Caller: Coming from a national story, a man feels betrayed by Apple and is suing them for 6 million dollars because the texts he was deleting on his phone with escorts were saved to his home computer via iCloud, leading to his wife discovering the messages and filing for divorce.

David: I do not particularly like this type of claim. However, I imagine Apple does a fairly good job of explaining how their technology works, as well as most likely having an explanation of the iCloud and how it processes things listed in their terms of agreement. At the end of the day ignorance of the law is not a strong defense.

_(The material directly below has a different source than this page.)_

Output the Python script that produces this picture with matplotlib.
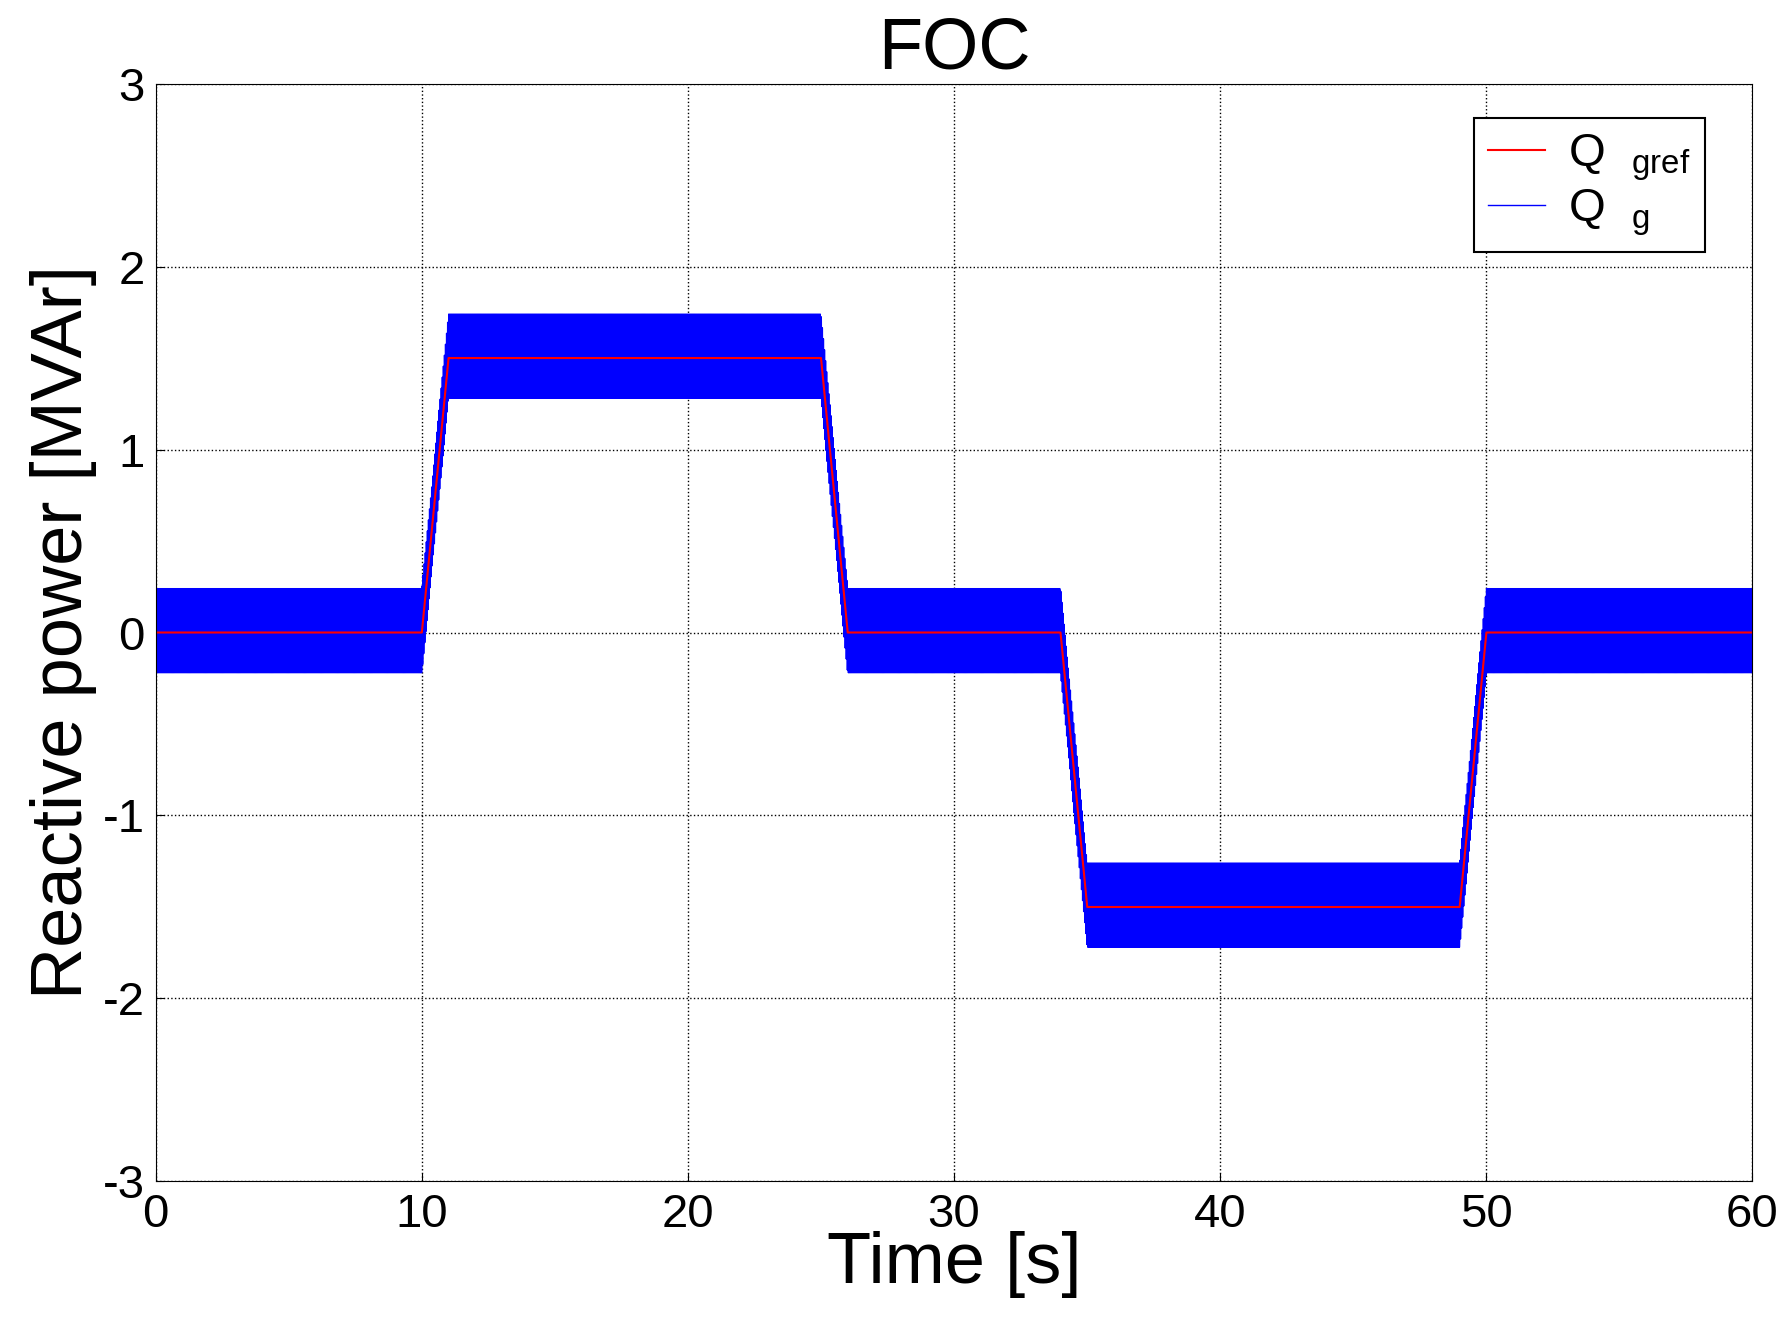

Caller: Rhonda signed the lease for her home in December 2023 but did not move until mid-December because the toilets were not working. They still do not have working toilets. The landlord will not respond to their messages or the plumber’s and the plumber says that there is a broken pipe. They have two kids in a smelly home with toilets that do not work, what can they do?

David: I find it hard to imagine that they have been living there for six months and the toilets have never actually flushed, so I assume that the problem may be that the toilets back up periodically, do not fully flush, have created smells, etc. There is a statute in Colorado that says that a home without working plumbing becomes an uninhabitable premise. There are guidelines that you can follow to get out of your lease if you follow certain steps.

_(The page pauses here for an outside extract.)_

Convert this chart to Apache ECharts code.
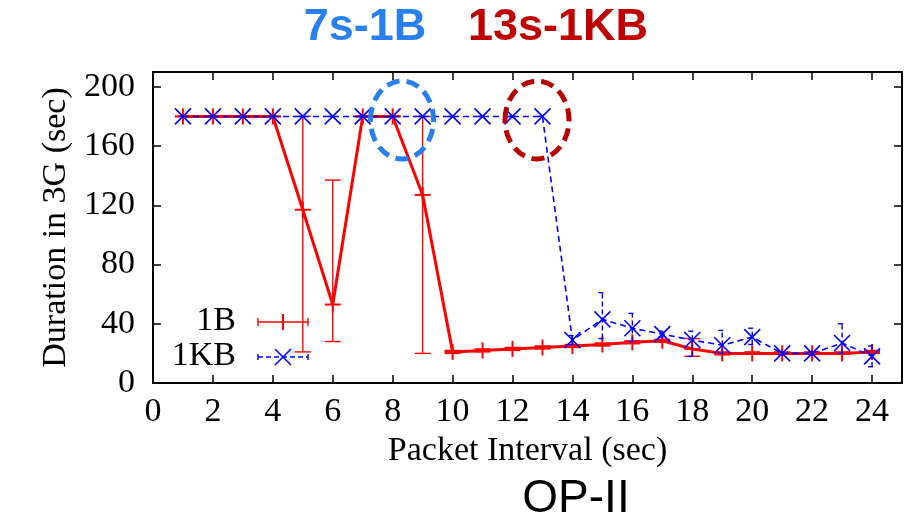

Caller: Where do I start without compromising the contract on my side of it?

David: Under Colorado revised statute 38-12-507, tenant’s remedies, subsection one it states that if there is a breach of the warranty of habitability as set forth in section 38-12-5032, subsection A, upon no less than ten and no more than 30 days written notice to the landlord specifying the condition alleged to breach the warranty of habitability and giving the landlord five business days from the receipt of the written notice to remedy the breach. A tenant may terminate the rental agreement by surrendering possession of the dwelling unit. This means that you can give the landlord a written notice that you cannot live there, detailing the reasons why and they have a set amount of time to remedy that breach.

Caller: Jared has been living in his rental for nine years. They are moving out and the landlord is trying to make them pay for new carpet, paint, refinishing the hardwood floors, and replace the deck. All of these should be normal wear and tear for living in a home for nine years. What are their rights as a tenant and what should the landlord be responsible to pay for?

David: There are two different categories when you’re looking at the deterioration in the condition of a property. One of them would be what they call normal wear and tear, and the other one is damage. The tenant is responsible for the damage done to the property.

Caller: Who would be the judge then, in regard to determining what is natural wear and tear and what is actual damage?

David: That is a good question and it’s not one I’ve ever been presented with, so I want to be careful with how I answer that. I think the landlord needs to come in and assess the property and have a reasonable conversation. The landlord is most likely going to do one of two things. They are going to keep the security deposit, saying that they determined unilaterally that there is damage that is not normal wear and tear. If they want the tenant to then pay additional money to then correct these things that Jared had mentioned, they are going need somebody to come out and evaluate it as a mediator.

Caller: Zach is trying to do the right thing, October of last year, he requested to modify his child support payment. He was paying for two kids; one is 24 and recently married and the other is 19 and has moved out of the house. They are technically both emancipated now. He was paying for shared 50/50 parenting, even though the youngest lived with him full time since January 2021. They went to court and the judge had sided with him. They wanted to make an order to have his ex-wife start paying him what he was paying her, plus a newly dotted $10 a month added to the stipend. He said that he did not want anything, he just wanted to wash everything clear and start over. But now it has spiraled, and his wages are being garnished. They did not go off of the final judges’ orders and they are pulling from other stuff from a different case in November. It is deep now and Zach needs help.

David: Zach there are a couple of ways to do this. As a disclaimer this is not my specialty and I am sure there are lawyers out there who do this day in and day out and can probably answer this in 30 seconds, but I’ll tell you what my impression is. You have got a couple of different avenues. One of them is obviously trying to work with the family support registry office, to get this resolved. They are the ones who are trying to enforce the order and are garnishing your wages. Explain your position to them and see if they can unwind the situation. Highlight the relevant parts of the court transcript where these things were discussed and where the judge made findings on the record that may not have made it into the actual order, so that they can see the judge’s intent. Hopefully then the FSR will resolve what they have been doing. If that does not work, you should get in front of the judge again. File a motion to put your case back on the docket, explain the situation to the judge and provide the attachments from the FSR. For example, what they are doing to garnish the wages, the driver’s license suspension, etc. Since the judge seems to be very reasonable, I am sure they will look at everything and say that there was an error in the way that their order was being interpreted and try to unwind these things.